**EXERCISE OBJECTIVE**:
Exactly and only the lines from the one containing "Output the Python" through the one containing "return 1 - py / H" belong in your copy. Pictures do not.
──────── RECORDS SHOWN ────────
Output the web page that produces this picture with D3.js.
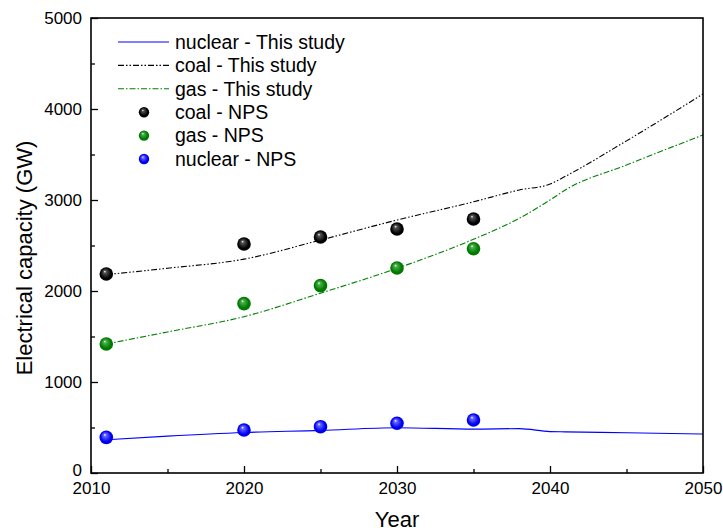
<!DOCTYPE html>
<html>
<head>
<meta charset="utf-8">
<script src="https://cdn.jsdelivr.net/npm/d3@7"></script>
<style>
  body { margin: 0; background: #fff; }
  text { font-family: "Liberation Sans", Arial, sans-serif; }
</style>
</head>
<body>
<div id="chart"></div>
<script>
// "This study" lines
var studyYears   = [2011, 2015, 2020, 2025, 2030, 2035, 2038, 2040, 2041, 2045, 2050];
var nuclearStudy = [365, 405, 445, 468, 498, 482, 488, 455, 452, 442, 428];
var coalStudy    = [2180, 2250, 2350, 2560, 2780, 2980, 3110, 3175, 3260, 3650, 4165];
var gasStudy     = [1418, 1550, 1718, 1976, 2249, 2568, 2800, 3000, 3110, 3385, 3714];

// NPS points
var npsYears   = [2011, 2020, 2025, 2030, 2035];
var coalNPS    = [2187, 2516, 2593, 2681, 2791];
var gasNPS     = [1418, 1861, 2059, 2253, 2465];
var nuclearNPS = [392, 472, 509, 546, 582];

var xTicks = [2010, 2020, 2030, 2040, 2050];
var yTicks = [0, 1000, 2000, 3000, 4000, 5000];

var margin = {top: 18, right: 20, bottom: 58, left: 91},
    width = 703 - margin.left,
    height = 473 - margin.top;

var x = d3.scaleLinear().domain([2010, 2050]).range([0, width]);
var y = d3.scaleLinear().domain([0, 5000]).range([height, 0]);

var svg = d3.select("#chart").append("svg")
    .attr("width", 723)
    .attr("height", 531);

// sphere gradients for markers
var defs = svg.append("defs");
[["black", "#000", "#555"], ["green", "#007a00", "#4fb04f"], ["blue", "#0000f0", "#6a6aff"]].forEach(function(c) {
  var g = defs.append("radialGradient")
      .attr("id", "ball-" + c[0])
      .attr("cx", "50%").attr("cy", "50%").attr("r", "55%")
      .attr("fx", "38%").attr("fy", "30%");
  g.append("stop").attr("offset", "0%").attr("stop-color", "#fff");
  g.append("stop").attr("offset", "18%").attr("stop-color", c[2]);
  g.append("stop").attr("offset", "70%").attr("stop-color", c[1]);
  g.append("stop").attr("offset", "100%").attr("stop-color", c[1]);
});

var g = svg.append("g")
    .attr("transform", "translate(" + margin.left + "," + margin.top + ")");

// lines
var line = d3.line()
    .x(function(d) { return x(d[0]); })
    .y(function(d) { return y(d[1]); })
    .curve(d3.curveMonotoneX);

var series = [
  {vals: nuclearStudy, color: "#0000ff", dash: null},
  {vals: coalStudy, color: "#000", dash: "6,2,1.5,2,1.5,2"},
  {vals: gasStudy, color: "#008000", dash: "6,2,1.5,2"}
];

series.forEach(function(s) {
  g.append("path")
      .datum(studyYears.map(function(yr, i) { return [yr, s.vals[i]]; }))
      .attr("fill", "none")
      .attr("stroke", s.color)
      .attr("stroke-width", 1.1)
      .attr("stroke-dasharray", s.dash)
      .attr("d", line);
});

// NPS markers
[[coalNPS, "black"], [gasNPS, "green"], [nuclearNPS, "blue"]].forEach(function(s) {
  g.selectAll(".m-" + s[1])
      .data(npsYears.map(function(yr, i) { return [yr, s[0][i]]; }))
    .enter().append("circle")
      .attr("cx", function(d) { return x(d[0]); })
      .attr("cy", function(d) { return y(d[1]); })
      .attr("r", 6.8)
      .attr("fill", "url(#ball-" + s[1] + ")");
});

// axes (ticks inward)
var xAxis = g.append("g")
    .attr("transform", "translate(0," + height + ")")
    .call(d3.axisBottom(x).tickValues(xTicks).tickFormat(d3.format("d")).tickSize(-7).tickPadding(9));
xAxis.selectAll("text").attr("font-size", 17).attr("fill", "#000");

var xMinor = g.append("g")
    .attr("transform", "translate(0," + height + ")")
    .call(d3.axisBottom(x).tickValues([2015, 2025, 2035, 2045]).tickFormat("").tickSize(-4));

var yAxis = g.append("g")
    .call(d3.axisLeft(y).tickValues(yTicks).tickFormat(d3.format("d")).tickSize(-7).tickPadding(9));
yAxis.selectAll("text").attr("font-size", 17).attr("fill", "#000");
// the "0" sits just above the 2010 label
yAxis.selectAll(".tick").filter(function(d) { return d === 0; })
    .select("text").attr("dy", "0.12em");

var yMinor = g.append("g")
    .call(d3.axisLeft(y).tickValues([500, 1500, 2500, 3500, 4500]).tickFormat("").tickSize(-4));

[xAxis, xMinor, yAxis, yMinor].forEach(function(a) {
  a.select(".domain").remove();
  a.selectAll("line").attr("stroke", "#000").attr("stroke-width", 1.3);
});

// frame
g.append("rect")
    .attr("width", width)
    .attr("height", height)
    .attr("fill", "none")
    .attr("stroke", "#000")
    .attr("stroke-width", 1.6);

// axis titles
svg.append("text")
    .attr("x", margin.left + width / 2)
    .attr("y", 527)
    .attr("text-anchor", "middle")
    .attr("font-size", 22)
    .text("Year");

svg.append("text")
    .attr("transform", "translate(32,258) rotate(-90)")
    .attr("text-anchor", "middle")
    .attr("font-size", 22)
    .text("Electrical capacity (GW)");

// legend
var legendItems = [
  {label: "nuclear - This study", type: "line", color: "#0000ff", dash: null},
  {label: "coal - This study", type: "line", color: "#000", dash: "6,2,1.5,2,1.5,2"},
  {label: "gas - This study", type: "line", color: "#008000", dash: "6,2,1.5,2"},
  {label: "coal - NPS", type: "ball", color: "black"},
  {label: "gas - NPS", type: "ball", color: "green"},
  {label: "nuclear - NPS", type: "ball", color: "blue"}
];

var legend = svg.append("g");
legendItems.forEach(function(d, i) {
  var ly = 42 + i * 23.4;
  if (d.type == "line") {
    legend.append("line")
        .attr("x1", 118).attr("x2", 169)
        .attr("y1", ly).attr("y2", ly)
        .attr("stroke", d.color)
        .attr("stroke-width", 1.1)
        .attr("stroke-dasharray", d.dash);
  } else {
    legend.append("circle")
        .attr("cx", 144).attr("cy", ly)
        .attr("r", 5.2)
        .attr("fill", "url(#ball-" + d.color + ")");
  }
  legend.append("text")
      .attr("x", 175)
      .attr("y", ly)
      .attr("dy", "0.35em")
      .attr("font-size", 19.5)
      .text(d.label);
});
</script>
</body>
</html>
────────
──────── RECORDS SHOWN ────────
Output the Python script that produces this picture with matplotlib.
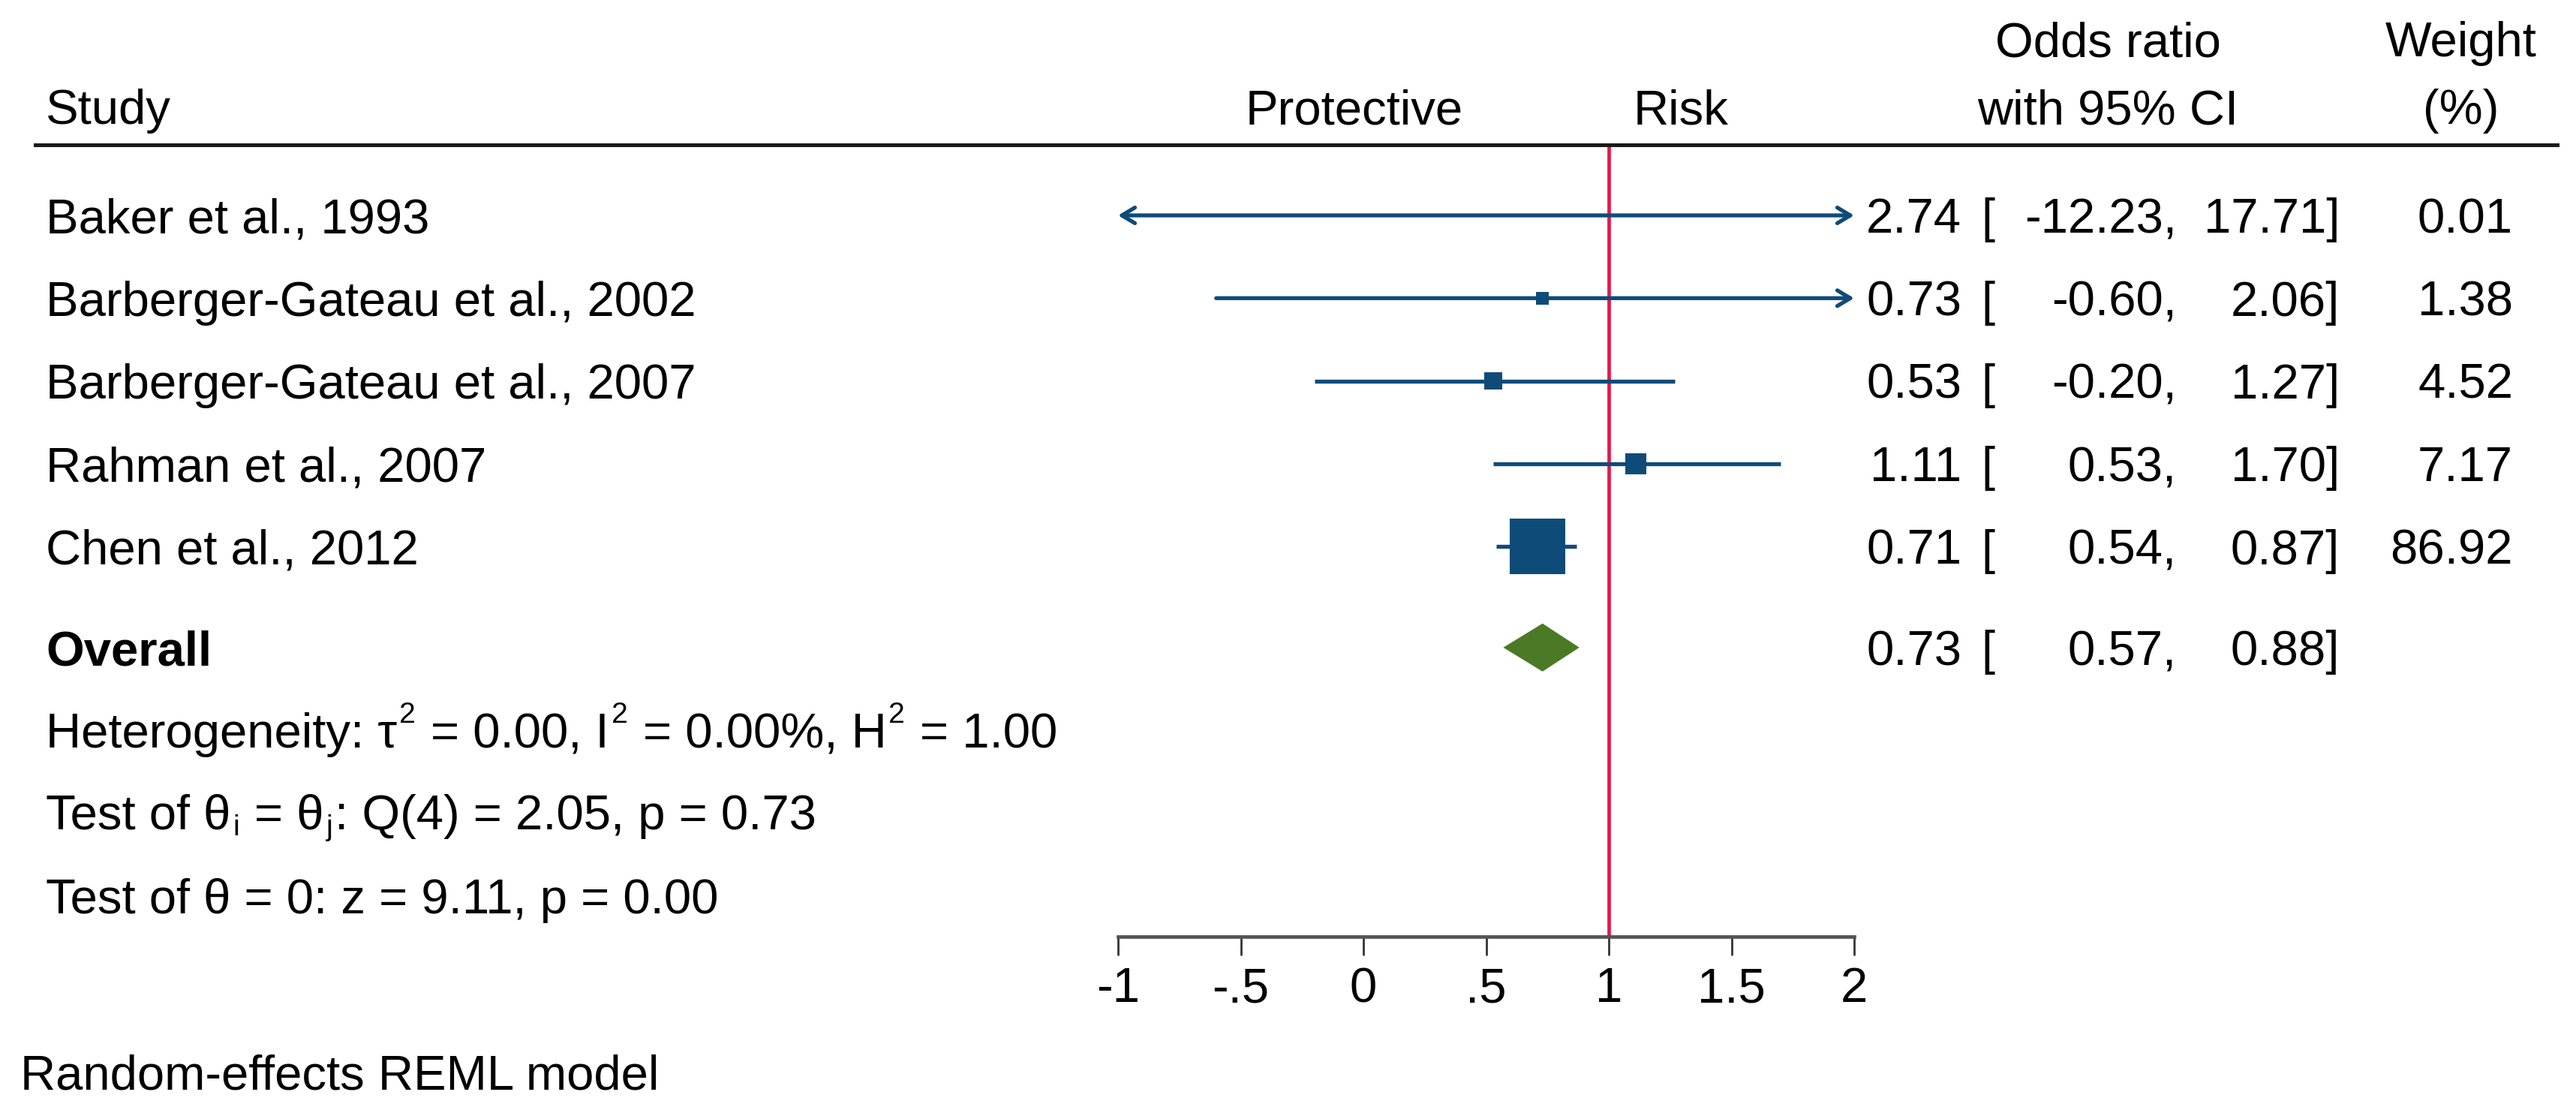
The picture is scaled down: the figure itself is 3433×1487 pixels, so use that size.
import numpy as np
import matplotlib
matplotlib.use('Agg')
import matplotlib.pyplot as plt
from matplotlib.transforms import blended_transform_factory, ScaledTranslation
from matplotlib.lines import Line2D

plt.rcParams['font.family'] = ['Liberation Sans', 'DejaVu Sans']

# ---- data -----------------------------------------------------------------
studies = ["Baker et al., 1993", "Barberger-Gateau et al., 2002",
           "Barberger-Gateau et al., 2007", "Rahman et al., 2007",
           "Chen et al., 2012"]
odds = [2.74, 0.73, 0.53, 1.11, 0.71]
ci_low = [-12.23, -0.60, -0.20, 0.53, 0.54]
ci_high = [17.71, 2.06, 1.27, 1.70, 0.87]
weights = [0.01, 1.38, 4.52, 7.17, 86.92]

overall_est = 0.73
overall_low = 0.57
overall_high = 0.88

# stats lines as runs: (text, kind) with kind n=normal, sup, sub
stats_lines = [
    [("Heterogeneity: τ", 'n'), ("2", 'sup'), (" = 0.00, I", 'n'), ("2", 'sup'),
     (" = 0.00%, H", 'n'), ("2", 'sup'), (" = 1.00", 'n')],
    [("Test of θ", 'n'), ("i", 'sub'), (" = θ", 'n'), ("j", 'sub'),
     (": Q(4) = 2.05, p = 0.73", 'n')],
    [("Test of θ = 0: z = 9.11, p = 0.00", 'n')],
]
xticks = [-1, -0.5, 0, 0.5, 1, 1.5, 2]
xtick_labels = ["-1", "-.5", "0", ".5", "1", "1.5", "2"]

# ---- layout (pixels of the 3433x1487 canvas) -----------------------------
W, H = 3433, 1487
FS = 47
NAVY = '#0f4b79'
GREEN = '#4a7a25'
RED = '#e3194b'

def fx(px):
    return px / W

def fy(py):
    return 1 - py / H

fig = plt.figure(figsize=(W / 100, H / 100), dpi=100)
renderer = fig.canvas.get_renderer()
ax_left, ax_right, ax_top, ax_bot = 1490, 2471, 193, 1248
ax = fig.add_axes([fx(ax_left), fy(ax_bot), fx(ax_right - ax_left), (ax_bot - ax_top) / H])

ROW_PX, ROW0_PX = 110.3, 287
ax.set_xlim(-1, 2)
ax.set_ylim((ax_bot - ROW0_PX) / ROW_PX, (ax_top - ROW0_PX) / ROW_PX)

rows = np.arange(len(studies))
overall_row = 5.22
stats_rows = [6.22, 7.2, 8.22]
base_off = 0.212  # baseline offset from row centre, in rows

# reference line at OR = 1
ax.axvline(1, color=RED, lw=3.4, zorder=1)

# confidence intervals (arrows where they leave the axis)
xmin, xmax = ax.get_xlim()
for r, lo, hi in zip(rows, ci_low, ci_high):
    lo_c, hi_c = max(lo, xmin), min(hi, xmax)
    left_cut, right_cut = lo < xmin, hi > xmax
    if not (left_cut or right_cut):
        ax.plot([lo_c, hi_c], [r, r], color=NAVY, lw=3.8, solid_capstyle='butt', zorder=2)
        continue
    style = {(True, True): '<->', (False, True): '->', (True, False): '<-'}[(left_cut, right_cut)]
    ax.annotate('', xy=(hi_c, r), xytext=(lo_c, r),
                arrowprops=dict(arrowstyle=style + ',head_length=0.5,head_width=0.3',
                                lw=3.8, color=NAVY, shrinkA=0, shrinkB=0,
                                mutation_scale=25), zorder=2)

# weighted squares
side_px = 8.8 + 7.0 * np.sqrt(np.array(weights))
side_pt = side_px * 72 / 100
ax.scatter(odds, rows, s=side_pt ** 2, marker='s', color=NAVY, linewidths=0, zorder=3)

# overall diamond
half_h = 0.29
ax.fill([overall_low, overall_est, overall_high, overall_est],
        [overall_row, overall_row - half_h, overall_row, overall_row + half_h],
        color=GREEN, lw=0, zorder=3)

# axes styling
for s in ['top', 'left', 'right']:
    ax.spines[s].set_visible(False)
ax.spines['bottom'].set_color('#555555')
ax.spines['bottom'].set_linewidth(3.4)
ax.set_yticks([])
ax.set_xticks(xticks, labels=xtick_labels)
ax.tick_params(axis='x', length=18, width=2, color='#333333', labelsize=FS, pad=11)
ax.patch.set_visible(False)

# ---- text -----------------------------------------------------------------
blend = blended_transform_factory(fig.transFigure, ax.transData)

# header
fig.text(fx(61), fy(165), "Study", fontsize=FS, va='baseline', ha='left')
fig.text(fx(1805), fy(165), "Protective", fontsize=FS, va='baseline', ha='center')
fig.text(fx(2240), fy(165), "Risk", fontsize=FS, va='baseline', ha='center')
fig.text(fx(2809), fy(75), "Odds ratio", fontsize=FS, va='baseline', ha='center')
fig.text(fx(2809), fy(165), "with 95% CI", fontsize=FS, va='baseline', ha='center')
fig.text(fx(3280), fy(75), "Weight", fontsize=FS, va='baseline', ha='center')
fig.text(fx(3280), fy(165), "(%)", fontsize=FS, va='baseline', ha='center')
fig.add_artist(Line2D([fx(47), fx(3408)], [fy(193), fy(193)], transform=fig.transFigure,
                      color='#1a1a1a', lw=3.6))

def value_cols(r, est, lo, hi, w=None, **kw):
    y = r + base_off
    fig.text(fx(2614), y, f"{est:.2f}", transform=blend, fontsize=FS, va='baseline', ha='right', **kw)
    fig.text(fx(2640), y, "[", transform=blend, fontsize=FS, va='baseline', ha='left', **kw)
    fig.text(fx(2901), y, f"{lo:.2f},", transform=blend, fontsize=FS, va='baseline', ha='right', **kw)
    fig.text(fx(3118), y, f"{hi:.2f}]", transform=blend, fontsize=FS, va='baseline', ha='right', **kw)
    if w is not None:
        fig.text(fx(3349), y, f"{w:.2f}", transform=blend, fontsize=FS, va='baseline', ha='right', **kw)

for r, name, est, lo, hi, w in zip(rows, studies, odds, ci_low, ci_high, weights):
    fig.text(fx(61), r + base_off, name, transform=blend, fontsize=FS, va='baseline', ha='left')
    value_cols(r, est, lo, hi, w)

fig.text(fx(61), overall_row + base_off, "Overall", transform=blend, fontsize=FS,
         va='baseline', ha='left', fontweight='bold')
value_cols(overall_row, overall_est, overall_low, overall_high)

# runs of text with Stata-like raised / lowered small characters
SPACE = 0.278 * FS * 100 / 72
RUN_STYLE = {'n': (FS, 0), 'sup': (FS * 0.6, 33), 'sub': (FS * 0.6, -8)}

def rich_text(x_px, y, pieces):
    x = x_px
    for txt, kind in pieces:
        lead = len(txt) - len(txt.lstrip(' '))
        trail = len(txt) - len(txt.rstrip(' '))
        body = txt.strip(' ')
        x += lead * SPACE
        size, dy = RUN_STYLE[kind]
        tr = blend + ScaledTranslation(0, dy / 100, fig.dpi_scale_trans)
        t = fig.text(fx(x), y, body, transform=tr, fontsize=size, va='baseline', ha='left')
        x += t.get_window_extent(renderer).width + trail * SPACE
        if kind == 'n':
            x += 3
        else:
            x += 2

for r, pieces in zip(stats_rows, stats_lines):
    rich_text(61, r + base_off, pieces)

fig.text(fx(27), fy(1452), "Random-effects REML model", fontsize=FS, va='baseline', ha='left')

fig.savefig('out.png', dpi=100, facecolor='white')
────────
**RESPONSE TO THE TASK**:
Output the Python script that produces this picture with matplotlib.
The picture is scaled down: the figure itself is 3433×1487 pixels, so use that size.
import numpy as np
import matplotlib
matplotlib.use('Agg')
import matplotlib.pyplot as plt
from matplotlib.transforms import blended_transform_factory, ScaledTranslation
from matplotlib.lines import Line2D

plt.rcParams['font.family'] = ['Liberation Sans', 'DejaVu Sans']

# ---- data -----------------------------------------------------------------
studies = ["Baker et al., 1993", "Barberger-Gateau et al., 2002",
           "Barberger-Gateau et al., 2007", "Rahman et al., 2007",
           "Chen et al., 2012"]
odds = [2.74, 0.73, 0.53, 1.11, 0.71]
ci_low = [-12.23, -0.60, -0.20, 0.53, 0.54]
ci_high = [17.71, 2.06, 1.27, 1.70, 0.87]
weights = [0.01, 1.38, 4.52, 7.17, 86.92]

overall_est = 0.73
overall_low = 0.57
overall_high = 0.88

# stats lines as runs: (text, kind) with kind n=normal, sup, sub
stats_lines = [
    [("Heterogeneity: τ", 'n'), ("2", 'sup'), (" = 0.00, I", 'n'), ("2", 'sup'),
     (" = 0.00%, H", 'n'), ("2", 'sup'), (" = 1.00", 'n')],
    [("Test of θ", 'n'), ("i", 'sub'), (" = θ", 'n'), ("j", 'sub'),
     (": Q(4) = 2.05, p = 0.73", 'n')],
    [("Test of θ = 0: z = 9.11, p = 0.00", 'n')],
]
xticks = [-1, -0.5, 0, 0.5, 1, 1.5, 2]
xtick_labels = ["-1", "-.5", "0", ".5", "1", "1.5", "2"]

# ---- layout (pixels of the 3433x1487 canvas) -----------------------------
W, H = 3433, 1487
FS = 47
NAVY = '#0f4b79'
GREEN = '#4a7a25'
RED = '#e3194b'

def fx(px):
    return px / W

def fy(py):
    return 1 - py / H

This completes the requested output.